Two Florida snake hunters captured an absolutely massive python in the Everglades recently. The giant constrictor reached fifteen feet in length.
"I saw a little gloss, and I saw a big square, brown patch and automatically, I knew what it was," said Leonardo Sanchez. That's the sign that led Sanchez and his partner Nicholas Banos to successfully capture the largest python registered by the South Florida Water Management District so far this season.
The agency commissioned twenty-five people to kill as many pythons as possible over a sixty day period. They call the project the Python Elimination Program, an apt title as the desire is to rid the Everglades of as many of the invasive reptiles as possible. Hunters get $50 for any snake up to four foot long and $25 for every foot in length after that.
As Sanchez spotted the snake he shouted to Banos, who recalled, "He goes, 'Python, python!' The second I get out of the car, and I look over it's this big python stretched there where the trees meet the water. When we jumped at it, he goes and grabs it by the tail. The second he starts to grab it, the snake starts to beeline into the trees, so he tells me, 'Go for the head, go for the head.' I'm trying to get into the trees because it's all over the place."
"I started to try to pull it, so it wouldn't go into the water," recounted Banos, "and the snake just turns straight around and beelines toward my face. That's when he came in, and he jumped from behind and grabbed it by the head, and he even got nipped a couple times."
The two men wrestled with the snake until they were finally able to subdue it, bag it and set it in the back of their vehicle. The massive python measured a whopping fifteen feet long and weighed 144 pounds. Again, it's the biggest snake caught so far this year.
Pythons have become a top predator in the Everglades and the constrictors are changing the dynamic of the environment there.

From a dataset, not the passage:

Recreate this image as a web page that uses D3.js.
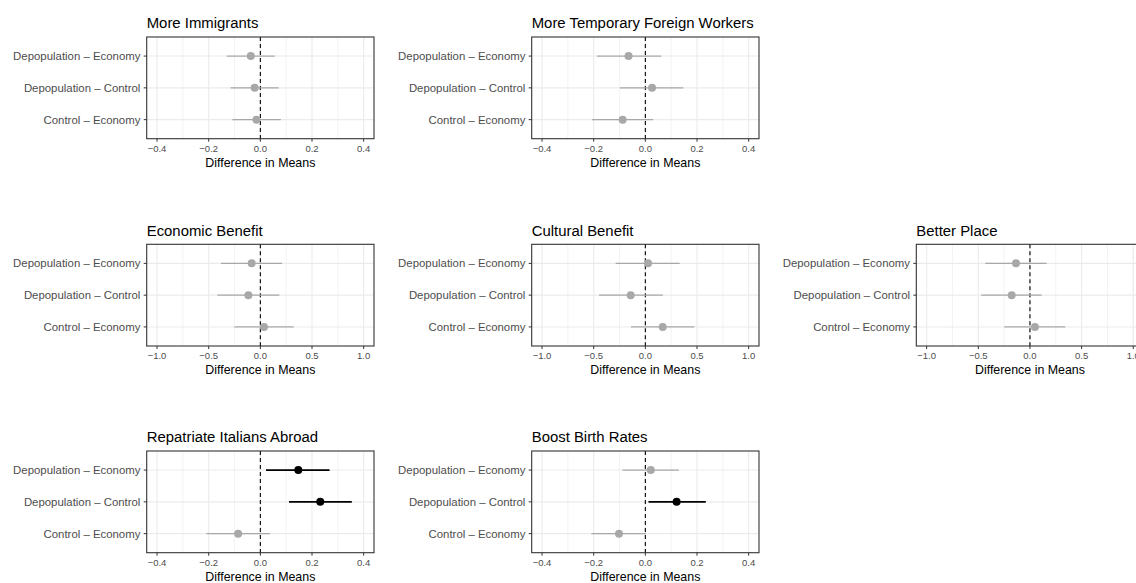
<!DOCTYPE html>
<html>
<head>
<meta charset="utf-8">
<script src="https://cdn.jsdelivr.net/npm/d3@7"></script>
<style>
  html, body { margin: 0; padding: 0; background: #fff; }
  svg { display: block; font-family: "Liberation Sans", Arial, sans-serif; }
</style>
</head>
<body>
<div id="chart"></div>
<script>
// ---- data ----
const outcomes = [
  "More Immigrants",
  "More Temporary Foreign Workers",
  "Economic Benefit",
  "Cultural Benefit",
  "Better Place",
  "Repatriate Italians Abroad",
  "Boost Birth Rates"
];
const comparisons = ["Depopulation – Economy", "Depopulation – Control", "Control – Economy"];

// point estimates per outcome, in the order of `comparisons`
const pointEstimates = [
  [-0.037, -0.022, -0.015],
  [-0.065,  0.026, -0.088],
  [-0.084, -0.116,  0.035],
  [ 0.026, -0.142,  0.168],
  [-0.135, -0.177,  0.048],
  [ 0.147,  0.232, -0.086],
  [ 0.021,  0.121, -0.102]
];
const lowerBounds = [
  [-0.130, -0.115, -0.108],
  [-0.187, -0.098, -0.206],
  [-0.381, -0.416, -0.252],
  [-0.287, -0.448, -0.139],
  [-0.432, -0.471, -0.248],
  [ 0.022,  0.111, -0.209],
  [-0.089,  0.012, -0.209]
];
const upperBounds = [
  [ 0.056,  0.071,  0.079],
  [ 0.061,  0.147,  0.030],
  [ 0.210,  0.184,  0.323],
  [ 0.332,  0.168,  0.474],
  [ 0.161,  0.113,  0.342],
  [ 0.268,  0.354,  0.037],
  [ 0.130,  0.234,  0.002]
];
// which axis scale each outcome uses
const axisGroup = ["narrow", "narrow", "wide", "wide", "wide", "narrow", "narrow"];
const narrowTicks = [-0.4, -0.2, 0, 0.2, 0.4];
const narrowMinor = [-0.3, -0.1, 0.1, 0.3];
const wideTicks = [-1, -0.5, 0, 0.5, 1];
const wideMinor = [-0.75, -0.25, 0.25, 0.75];
const xTitle = "Difference in Means";

// ---- layout ----
const W = 1136, H = 583;
const panelW = 227.3, panelH = 101.7;
const colLeft = [146.7, 531.7, 916.3];
const rowTop = [37, 244.3, 451];
const panelCell = [[0,0],[0,1],[1,0],[1,1],[1,2],[2,0],[2,1]];

const svg = d3.select("#chart").append("svg")
  .attr("width", W).attr("height", H)
  .attr("viewBox", `0 0 ${W} ${H}`);

const fmt = d3.format(".1f");
const gray = "#a8a8a8";

outcomes.forEach((title, i) => {
  const [r, c] = panelCell[i];
  const x0 = colLeft[c], y0 = rowTop[r];
  const g = svg.append("g").attr("transform", `translate(${x0},${y0})`);

  const lim = axisGroup[i] === "narrow" ? 0.4 : 1.0;
  const ticks = axisGroup[i] === "narrow" ? narrowTicks : wideTicks;
  const minor = axisGroup[i] === "narrow" ? narrowMinor : wideMinor;
  const x = d3.scaleLinear().domain([-lim * 1.1, lim * 1.1]).range([0, panelW]);
  const y = d3.scalePoint().domain(comparisons).range([0, panelH]).padding(0.6);

  // panel background
  g.append("rect").attr("width", panelW).attr("height", panelH).attr("fill", "#fff");

  // minor grid
  g.selectAll(".minor").data(minor).join("line")
    .attr("x1", d => x(d)).attr("x2", d => x(d))
    .attr("y1", 0).attr("y2", panelH)
    .attr("stroke", "#ebebeb").attr("stroke-width", 0.6);
  // major grid
  g.selectAll(".majx").data(ticks).join("line")
    .attr("x1", d => x(d)).attr("x2", d => x(d))
    .attr("y1", 0).attr("y2", panelH)
    .attr("stroke", "#ebebeb").attr("stroke-width", 1.1);
  g.selectAll(".majy").data(comparisons).join("line")
    .attr("x1", 0).attr("x2", panelW)
    .attr("y1", d => y(d)).attr("y2", d => y(d))
    .attr("stroke", "#ebebeb").attr("stroke-width", 1.1);

  // zero reference line
  g.append("line")
    .attr("x1", x(0)).attr("x2", x(0)).attr("y1", 0).attr("y2", panelH)
    .attr("stroke", "#000").attr("stroke-width", 1.1)
    .attr("stroke-dasharray", "4,3");

  // data
  const rows = comparisons.map((cmp, j) => ({
    cmp,
    est: pointEstimates[i][j],
    lo: lowerBounds[i][j],
    hi: upperBounds[i][j]
  }));
  const sig = d => d.lo > 0 || d.hi < 0;

  g.selectAll(".ci").data(rows).join("line")
    .attr("x1", d => x(d.lo)).attr("x2", d => x(d.hi))
    .attr("y1", d => y(d.cmp)).attr("y2", d => y(d.cmp))
    .attr("stroke", d => sig(d) ? "#000" : gray)
    .attr("stroke-width", d => sig(d) ? 1.7 : 1.2);
  g.selectAll(".pt").data(rows).join("circle")
    .attr("cx", d => x(d.est)).attr("cy", d => y(d.cmp))
    .attr("r", 4)
    .attr("fill", d => sig(d) ? "#000" : gray);

  // panel border
  g.append("rect").attr("width", panelW).attr("height", panelH)
    .attr("fill", "none").attr("stroke", "#333").attr("stroke-width", 1.1);

  // x axis
  const xa = g.append("g").attr("transform", `translate(0,${panelH})`);
  xa.selectAll("line").data(ticks).join("line")
    .attr("x1", d => x(d)).attr("x2", d => x(d))
    .attr("y1", 0).attr("y2", 3)
    .attr("stroke", "#333").attr("stroke-width", 1);
  xa.selectAll("text").data(ticks).join("text")
    .attr("x", d => x(d)).attr("y", 13)
    .attr("text-anchor", "middle")
    .attr("font-size", "9.5px").attr("fill", "#4d4d4d")
    .text(d => fmt(d));
  g.append("text")
    .attr("x", panelW / 2).attr("y", panelH + 28)
    .attr("text-anchor", "middle")
    .attr("font-size", "12.4px").attr("fill", "#000")
    .text(xTitle);

  // y axis
  const ya = g.append("g");
  ya.selectAll("line").data(comparisons).join("line")
    .attr("x1", -3).attr("x2", 0)
    .attr("y1", d => y(d)).attr("y2", d => y(d))
    .attr("stroke", "#333").attr("stroke-width", 1);
  ya.selectAll("text").data(comparisons).join("text")
    .attr("x", -6.3).attr("y", d => y(d)).attr("dy", "0.35em")
    .attr("text-anchor", "end")
    .attr("font-size", "11.4px").attr("fill", "#4d4d4d")
    .text(d => d);

  // title
  g.append("text")
    .attr("x", 0).attr("y", -8.6)
    .attr("font-size", "14.9px").attr("fill", "#000")
    .text(title);
});
</script>
</body>
</html>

In keeping with the agenda of the hunt, the two men had to dispatch the big snake, which caused a bit of consternation for them.
"We don't hunt for sport. We're not hunting to kill," said Banos. "We hunt to remove. Catch and remove. But having to kill it was a little rough for us. We've never really had to do that before. It was satisfying, but it was also a feeling of a little bit of heartbreak."